Increasingly active Chinese buyers have entered Australia's proeprty market, fuelling international investment; a trend that some have blamed for rising house prices. A similar trend has occurred in New Zealand too, while in the US, Chinese buyers spent the most on real estate in 2013.
Investors from the country splashed $22 billion on American property last year with an average sale cost of $590,826, according to the National Association of Realtors.
The move of Chinese capital into other countries' housing markets, though, appeared to be in doubt when the state TV broadcaster revealed the Bank of China's You Hui Tong (or "superior foreign-exchange channel") scheme, alleging that money laundering had been taking place.
1st Century Business Herald estimated that the lender has moved about 20 billion yuan ($3.2 billion) abroad through You Hui Tong. China's State Council bank, Citic, is also reported to have been offering the service by Zero Hedge.
The allegations arrived as the country attempts to crack down on financial corruption and boost its international economic profile.
The Bank of China, though, has denied the allegations and said that media reports of the experimental scheme are not accurate.
"The trial program was introduced in 2011 for overseas property purchases and emigration and doesn’t constitute money laundering," it said in a statement earlier this month.
The lender assured that the transfers were both reported to regulators and allowed by them.
Some commentators have since said that a crackdown on the scheme could deliver a blow to other property markets, such as Australia, where Chinese money has become a key driving force behind growth.
Zero Hedge even spoke about the possibility of China being "locked out of any future US housing purchases for a long, long time".
Nonetheless, fears may be unfounded, according to experts.
“There’s a silver lining in this incident as it may force the regulators to address the issue in a more open and transparent way,” Zhou Hao, a Shanghai-based economist at Australia & New Zealand Banking Group Ltd., told the Financial Post. “This is an irreversible trend.”
Andrew Taylor, Co-Chief Executive Officer of Juwai.com, also told OPP Connect that China's investment in real estate is only likely to grow: “China is producing so much wealth, and it is integrating with the global economy at such a pace, that we believe the trend in international property investment can only increase over the coming one to five years.
“While China’s pace of overseas investment is strong, its total stock of overseas assets is still low by international standards.

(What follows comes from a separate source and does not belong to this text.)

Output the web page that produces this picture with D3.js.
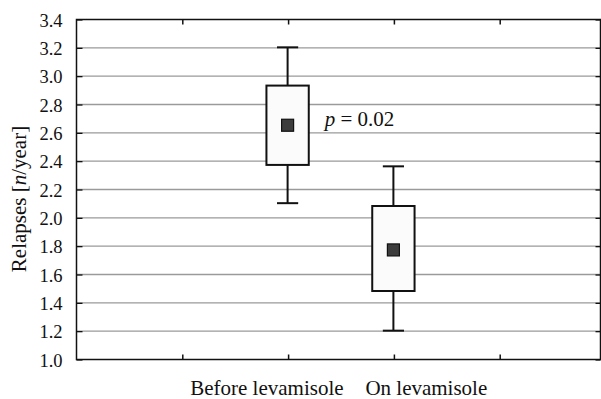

Just to get to the level of other major economies, in terms of stock of overseas real estate owned by its citizens, China still has many years of growth yet to play out.”
However it happens, wherever the money comes from and whoever permits it, one thing is clear: Chinese buyers are investing big in overseas real estate. And now they have started, if the leading Chinese-language property site is right, they will only invest bigger.